»»

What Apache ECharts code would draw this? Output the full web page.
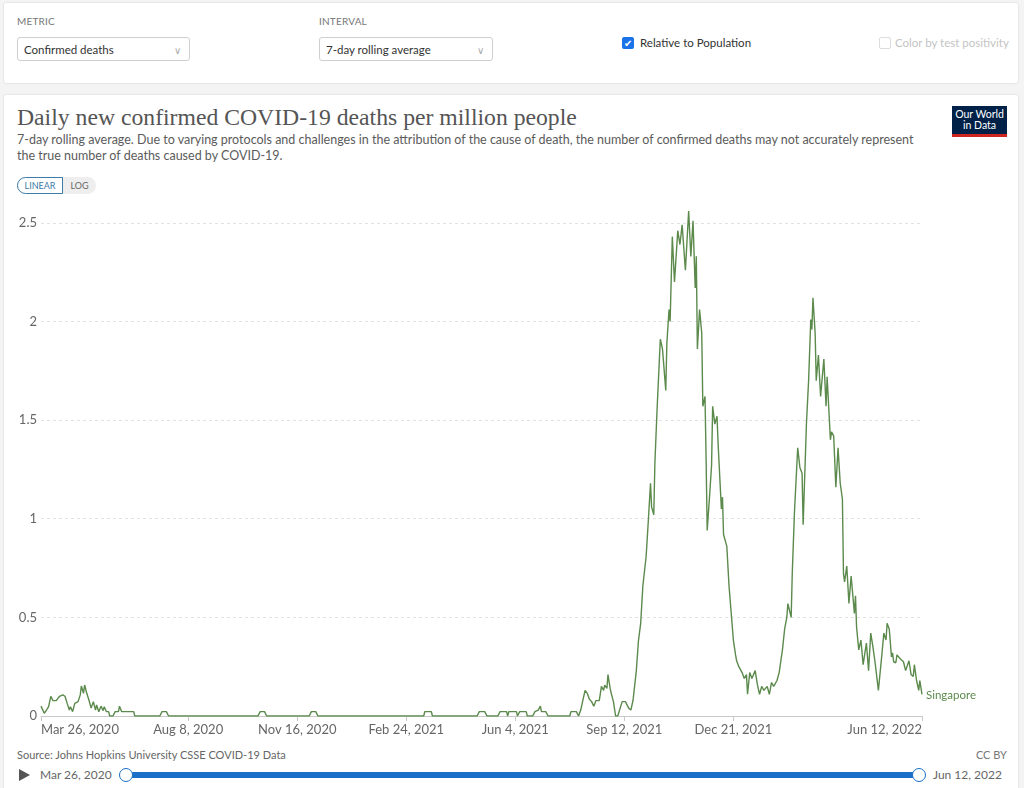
<!DOCTYPE html>
<html>
<head>
<meta charset="utf-8">
<script src="https://cdn.jsdelivr.net/npm/echarts@6/dist/echarts.min.js"></script>
<style>
  html, body { margin:0; padding:0; width:1024px; height:788px; overflow:hidden; background:#f4f4f4; font-family:Lato, "Noto Sans", sans-serif; }
  .panel { position:absolute; background:#fff; box-shadow:0 0 2px rgba(0,0,0,0.18); border-radius:2px; }
  .lbl { position:absolute; font-size:10px; color:#777; letter-spacing:0.2px; }
  .sel { position:absolute; height:24px; border:1px solid #cfcfcf; border-radius:3px; background:#fff; font-size:11.5px; color:#333; line-height:24px; padding-left:6px; box-sizing:border-box; }
  .sel .chev { position:absolute; right:8px; top:0; color:#aaa; font-size:10px; }
  .abs { position:absolute; white-space:nowrap; }
  #chart { position:absolute; left:0; top:0; width:1024px; height:788px; z-index:2; }
</style>
</head>
<body>
<div class="panel" style="left:4px;top:3px;width:1014px;height:80px;"></div>
<div class="lbl" style="left:17px;top:15px;">METRIC</div>
<div class="sel" style="left:17px;top:37px;width:173px;">Confirmed deaths<span class="chev">&#8744;</span></div>
<div class="lbl" style="left:319px;top:15px;">INTERVAL</div>
<div class="sel" style="left:319px;top:37px;width:174px;">7-day rolling average<span class="chev">&#8744;</span></div>
<div class="abs" style="left:622px;top:37px;width:12px;height:12px;background:#1a73e8;border-radius:2px;color:#fff;font-size:10px;line-height:12px;text-align:center;">&#10004;</div>
<div class="abs" style="left:640px;top:36px;font-size:11.5px;color:#333;">Relative to Population</div>
<div class="abs" style="left:879px;top:37px;width:10px;height:10px;border:1px solid #ddd;border-radius:2px;"></div>
<div class="abs" style="left:895px;top:36px;font-size:11.5px;color:#c4c4c4;">Color by test positivity</div>

<div class="panel" style="left:4px;top:95px;width:1014px;height:700px;"></div>
<div class="abs" style="left:17px;top:104px;font-family:'Liberation Serif', 'DejaVu Serif', serif;font-size:23.7px;color:#555;">Daily new confirmed COVID-19 deaths per million people</div>
<div class="abs" style="left:17px;top:132px;font-size:12.5px;color:#5b5b5b;line-height:16px;white-space:normal;width:905px;">7-day rolling average. Due to varying protocols and challenges in the attribution of the cause of death, the number of confirmed deaths may not accurately represent the true number of deaths caused by COVID-19.</div>
<div class="abs" style="left:17px;top:177px;height:17px;width:79px;border-radius:9px;background:#eee;"></div>
<div class="abs" style="left:17px;top:177px;height:17px;width:46px;border:1px solid #3d7ba8;border-radius:9px 0 0 9px;background:#fff;box-sizing:border-box;font-size:9px;color:#3d7ba8;line-height:15px;text-align:center;">LINEAR</div>
<div class="abs" style="left:63px;top:177px;height:17px;width:33px;font-size:9px;color:#666;line-height:17px;text-align:center;">LOG</div>
<div class="abs" style="left:952px;top:106px;width:55px;height:31px;background:#002147;color:#fff;font-size:10.5px;line-height:11px;text-align:center;box-sizing:border-box;padding-top:3px;border-bottom:3px solid #ce261e;">Our World<br>in Data</div>

<div class="abs" style="left:17px;top:748px;font-size:11px;color:#666;">Source: Johns Hopkins University CSSE COVID-19 Data</div>
<div class="abs" style="right:17px;top:748px;font-size:11px;color:#777;">CC BY</div>
<div class="abs" style="left:19px;top:769px;width:0;height:0;border-left:11px solid #555;border-top:6.5px solid transparent;border-bottom:6.5px solid transparent;"></div>
<div class="abs" style="left:40px;top:767px;font-size:12px;color:#666;">Mar 26, 2020</div>
<div class="abs" style="left:126px;top:772px;width:794px;height:6px;background:#1a6fc9;"></div>
<div class="abs" style="left:119px;top:768px;width:12px;height:12px;border:1.5px solid #1a6fc9;border-radius:50%;background:#fff;"></div>
<div class="abs" style="left:912px;top:768px;width:12px;height:12px;border:1.5px solid #1a6fc9;border-radius:50%;background:#fff;"></div>
<div class="abs" style="left:933px;top:767px;font-size:12px;color:#666;">Jun 12, 2022</div>

<div id="chart"></div>
<script>
// Singapore: daily new confirmed COVID-19 deaths per million (7-day avg)
const startDate = '2020-03-26';
const endDate = '2022-06-12';
const seriesName = 'Singapore';
// days since startDate
const dayOffsets = [
  0,3,5,7,9,11,14,17,20,22,24,26,27,29,31,34,36,37,39,40,42,44,46,48,50,51,53,55,57,58,60,62,63,66,68,71,72,74,85,86,
  109,111,115,117,199,201,205,207,246,248,252,254,351,352,358,359,400,402,407,409,419,421,427,428,429,436,437,439,445,446,
  451,453,456,458,459,463,465,485,486,491,493,495,497,499,501,503,505,507,509,512,514,516,517,519,520,522,523,525,527,529,
  533,536,539,541,543,546,548,550,552,555,557,559,560,562,563,565,568,570,573,574,576,577,579,581,584,586,588,591,592,594,
  596,598,600,601,602,604,606,607,609,610,611,613,615,616,618,620,621,624,625,626,629,631,635,637,638,640,643,645,647,648,
  650,652,655,657,659,661,663,666,668,670,672,675,677,680,682,684,685,688,689,691,694,696,698,699,702,704,706,707,708,710,
  711,713,715,718,720,721,724,725,727,729,731,733,735,736,737,739,741,743,746,747,748,750,752,754,755,757,759,761,763,765,
  766,768,771,773,775,776,778,780,781,782,784,785,788,789,791,793,794,796,798,800,801,803,805,806,808
];
const deathsPerMillion = [
  0.05,0.014,0.03,0.047,0.10,0.078,0.078,0.10,0.107,0.10,0.064,0.03,0.047,0.022,0.064,0.073,0.107,0.152,0.115,0.157,0.115,0.08,0.04,0.073,0.03,0.056,0.022,0.05,0.027,0.047,0.022,0.022,0,0,0.022,0.022,0.05,0.022,0.022,0,
  0,0.022,0.022,0,0,0.022,0.022,0,0,0.022,0.022,0,0,0.022,0.022,0,0,0.022,0.022,0,0,0.022,0.022,0,0.022,0.022,0,0.022,0.022,0,
  0,0.022,0.03,0.05,0.022,0.022,0,0,0.022,0.022,0,0.03,0.08,0.13,0.115,0.085,0.073,0.05,0.078,0.078,0.15,0.13,0.157,0.14,0.21,0.14,0.115,0.073,0,0,
  0.073,0.073,0.04,0.03,0.08,0.23,0.385,0.47,0.66,0.81,0.99,1.18,1.06,1.02,1.28,1.55,1.91,1.86,1.65,1.89,2.06,2.0,2.43,2.20,2.46,2.39,2.49,2.26,2.36,2.56,
  2.33,2.51,2.17,2.33,1.86,2.06,1.94,1.57,1.62,1.30,0.94,1.10,1.27,1.57,1.48,1.52,1.38,1.05,1.11,0.92,0.86,0.66,0.385,0.31,0.28,0.25,0.22,0.19,0.21,0.11,
  0.22,0.19,0.23,0.16,0.11,0.15,0.13,0.15,0.11,0.17,0.15,0.18,0.22,0.335,0.44,0.50,0.57,0.50,0.72,1.03,1.36,1.26,1.23,0.97,1.48,1.70,2.01,1.96,2.12,1.94,
  1.70,1.83,1.62,1.81,1.57,1.72,1.40,1.44,1.42,1.16,1.36,1.18,1.10,0.72,0.68,0.76,0.57,0.71,0.52,0.61,0.45,0.335,0.385,0.26,0.26,0.37,0.23,0.42,0.35,0.27,
  0.28,0.13,0.30,0.42,0.385,0.47,0.44,0.30,0.32,0.275,0.27,0.31,0.29,0.28,0.275,0.23,0.22,0.28,0.21,0.20,0.26,0.18,0.13,0.18,0.11
];
// x-axis tick dates
const xTickDates = ['2020-03-26','2020-08-08','2020-11-16','2021-02-24','2021-06-04','2021-09-12','2021-12-21','2022-06-12'];
const yTicks = [0, 0.5, 1, 1.5, 2, 2.5];

const DAY = 86400000;
const t0 = Date.parse(startDate + 'T00:00:00Z');
const t1 = Date.parse(endDate + 'T00:00:00Z');
const data = dayOffsets.map((d, i) => [t0 + d * DAY, deathsPerMillion[i]]);
const tickTimes = xTickDates.map(s => Date.parse(s + 'T00:00:00Z'));
const MONTHS = ['Jan','Feb','Mar','Apr','May','Jun','Jul','Aug','Sep','Oct','Nov','Dec'];
function fmtDate(v) {
  const d = new Date(v);
  return MONTHS[d.getUTCMonth()] + ' ' + d.getUTCDate() + ', ' + d.getUTCFullYear();
}
const green = '#5b8a4c';
const chart = echarts.init(document.getElementById('chart'), null, { renderer: 'canvas' });
chart.setOption({
  animation: false,
  backgroundColor: 'transparent',
  textStyle: { fontFamily: 'Lato, "Noto Sans", sans-serif' },
  grid: { left: 41, right: 102, top: 211, bottom: 72, containLabel: false },
  xAxis: {
    type: 'value',
    min: t0, max: t1,
    axisLine: { show: true, lineStyle: { color: '#c8c8c8', width: 1 } },
    axisTick: { show: true, customValues: tickTimes, length: 5, lineStyle: { color: '#c8c8c8' } },
    axisLabel: {
      customValues: tickTimes,
      formatter: v => fmtDate(v),
      color: '#666', fontSize: 13, margin: 7,
      alignMinLabel: 'left', alignMaxLabel: 'right'
    },
    splitLine: { show: false }
  },
  yAxis: {
    type: 'value',
    min: 0, max: 2.56,
    interval: 0.5,
    axisLine: { show: false },
    axisTick: { show: false },
    axisLabel: { customValues: yTicks, color: '#666', fontSize: 13, margin: 4, formatter: v => String(v) },
    splitLine: { show: true, showMinLine: false, showMaxLine: false, lineStyle: { color: '#e2e2e2', type: [3, 3], width: 1 } }
  },
  series: [{
    name: seriesName,
    type: 'line',
    data: data,
    showSymbol: false,
    symbol: 'none',
    lineStyle: { color: green, width: 1.4 },
    itemStyle: { color: green },
    endLabel: { show: true, formatter: seriesName, color: green, fontSize: 11.5, distance: 4, offset: [0, 1] }
  }]
});
</script>
</body>
</html>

««

Given exercise: Extract, word for word, each line from the top of the data down to and including the line with "by test positivity</div>"; skip the pictures.

Exercise answer:
What Apache ECharts code would draw this? Output the full web page.
<!DOCTYPE html>
<html>
<head>
<meta charset="utf-8">
<script src="https://cdn.jsdelivr.net/npm/echarts@6/dist/echarts.min.js"></script>
<style>
  html, body { margin:0; padding:0; width:1024px; height:788px; overflow:hidden; background:#f4f4f4; font-family:Lato, "Noto Sans", sans-serif; }
  .panel { position:absolute; background:#fff; box-shadow:0 0 2px rgba(0,0,0,0.18); border-radius:2px; }
  .lbl { position:absolute; font-size:10px; color:#777; letter-spacing:0.2px; }
  .sel { position:absolute; height:24px; border:1px solid #cfcfcf; border-radius:3px; background:#fff; font-size:11.5px; color:#333; line-height:24px; padding-left:6px; box-sizing:border-box; }
  .sel .chev { position:absolute; right:8px; top:0; color:#aaa; font-size:10px; }
  .abs { position:absolute; white-space:nowrap; }
  #chart { position:absolute; left:0; top:0; width:1024px; height:788px; z-index:2; }
</style>
</head>
<body>
<div class="panel" style="left:4px;top:3px;width:1014px;height:80px;"></div>
<div class="lbl" style="left:17px;top:15px;">METRIC</div>
<div class="sel" style="left:17px;top:37px;width:173px;">Confirmed deaths<span class="chev">&#8744;</span></div>
<div class="lbl" style="left:319px;top:15px;">INTERVAL</div>
<div class="sel" style="left:319px;top:37px;width:174px;">7-day rolling average<span class="chev">&#8744;</span></div>
<div class="abs" style="left:622px;top:37px;width:12px;height:12px;background:#1a73e8;border-radius:2px;color:#fff;font-size:10px;line-height:12px;text-align:center;">&#10004;</div>
<div class="abs" style="left:640px;top:36px;font-size:11.5px;color:#333;">Relative to Population</div>
<div class="abs" style="left:879px;top:37px;width:10px;height:10px;border:1px solid #ddd;border-radius:2px;"></div>
<div class="abs" style="left:895px;top:36px;font-size:11.5px;color:#c4c4c4;">Color by test positivity</div>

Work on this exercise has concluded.